Great to hear from you again. Sounds like you have done pretty well moving forward. Don’t be so hard on yourself. You have got lots of time to meet someone and have your forever relationship. Just focus on figuring out who you are without someone. I was 32 when my first marriage broke up and I spent five years on my own. I remember having similar fears but I got busy. Started playing pool competitively, got into martial arts, met lots of people and had a great time. In the end, I met my STXH and we had the family I worried I would never have. And now? Well... new chapter... I will figure it out. I have met a lot of great people I would never have met had this not happened to me so that, in itself, is a blessing. You will be just fine.
BTW...I don’t know if your new guy lied or not. The reason sounds pretty legit to me but then I lived with a liar for 13 years so I’m not the best judge...lol. When I first started internet dating, I met a guy who literally swept me off my feet. We were really compatible in a lot of ways. He told me I was his soul mate, bought me all kinds of gifts and even took me to Vegas...all within the span of four weeks. Then, as suddenly as he had appeared, he was gone...lol.
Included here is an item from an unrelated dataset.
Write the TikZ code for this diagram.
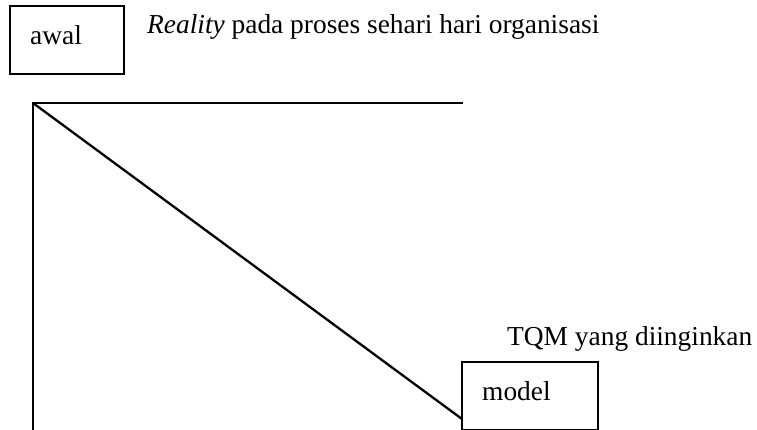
\documentclass[tikz,border=0pt]{standalone}
\usepackage{fontspec}
\setmainfont{Liberation Serif}
\begin{document}
\begin{tikzpicture}[x=1pt,y=-1pt,
  boxframe/.style={draw, line width=1.8pt, inner sep=0pt},
  txt/.style={inner sep=0pt, font=\fontsize{27.4}{32}\selectfont},
  axis/.style={line width=2.3pt, line cap=rect}]
\useasboundingbox (0,0) rectangle (757,429);
% boxes
\node[boxframe, minimum width=114pt, minimum height=68pt] (awalbox) at (67,40) {};
\node[boxframe, minimum width=136pt, minimum height=67.5pt] (modelbox) at (530,395.75) {};
% texts
\node[txt, anchor=base west] (awal) at (30,44) {awal};
\node[txt, anchor=base west] (reality) at (147,33) {\textit{Reality} pada proses sehari hari organisasi};
\node[txt, anchor=base west] (tqm) at (507,345) {TQM yang diinginkan};
\node[txt, anchor=base west] (model) at (482,400) {model};
% lines
\coordinate (corner) at (33,103);
\coordinate (hend) at (462,103);
\coordinate (vend) at (33,440);
\coordinate (dend) at (462,419);
\draw[axis] (hend) -- (corner) -- (vend);
\draw[line width=2.3pt] (corner) -- (dend);
\end{tikzpicture}
\end{document}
My dad and sister were also diagnosed with cancer around that time so his departure was felt a lot more deeply than if that had been all I was dealing with. But...I eventually got over it...and we are Facebook friends...lol.
So this guy didn’t work out. That’s totally okay. You learned some really important things about yourself. You can fall for someone again... you can see your future with someone else. You will get there my friend. I will see you over on the divorced thread soon if you decide to post there...lol.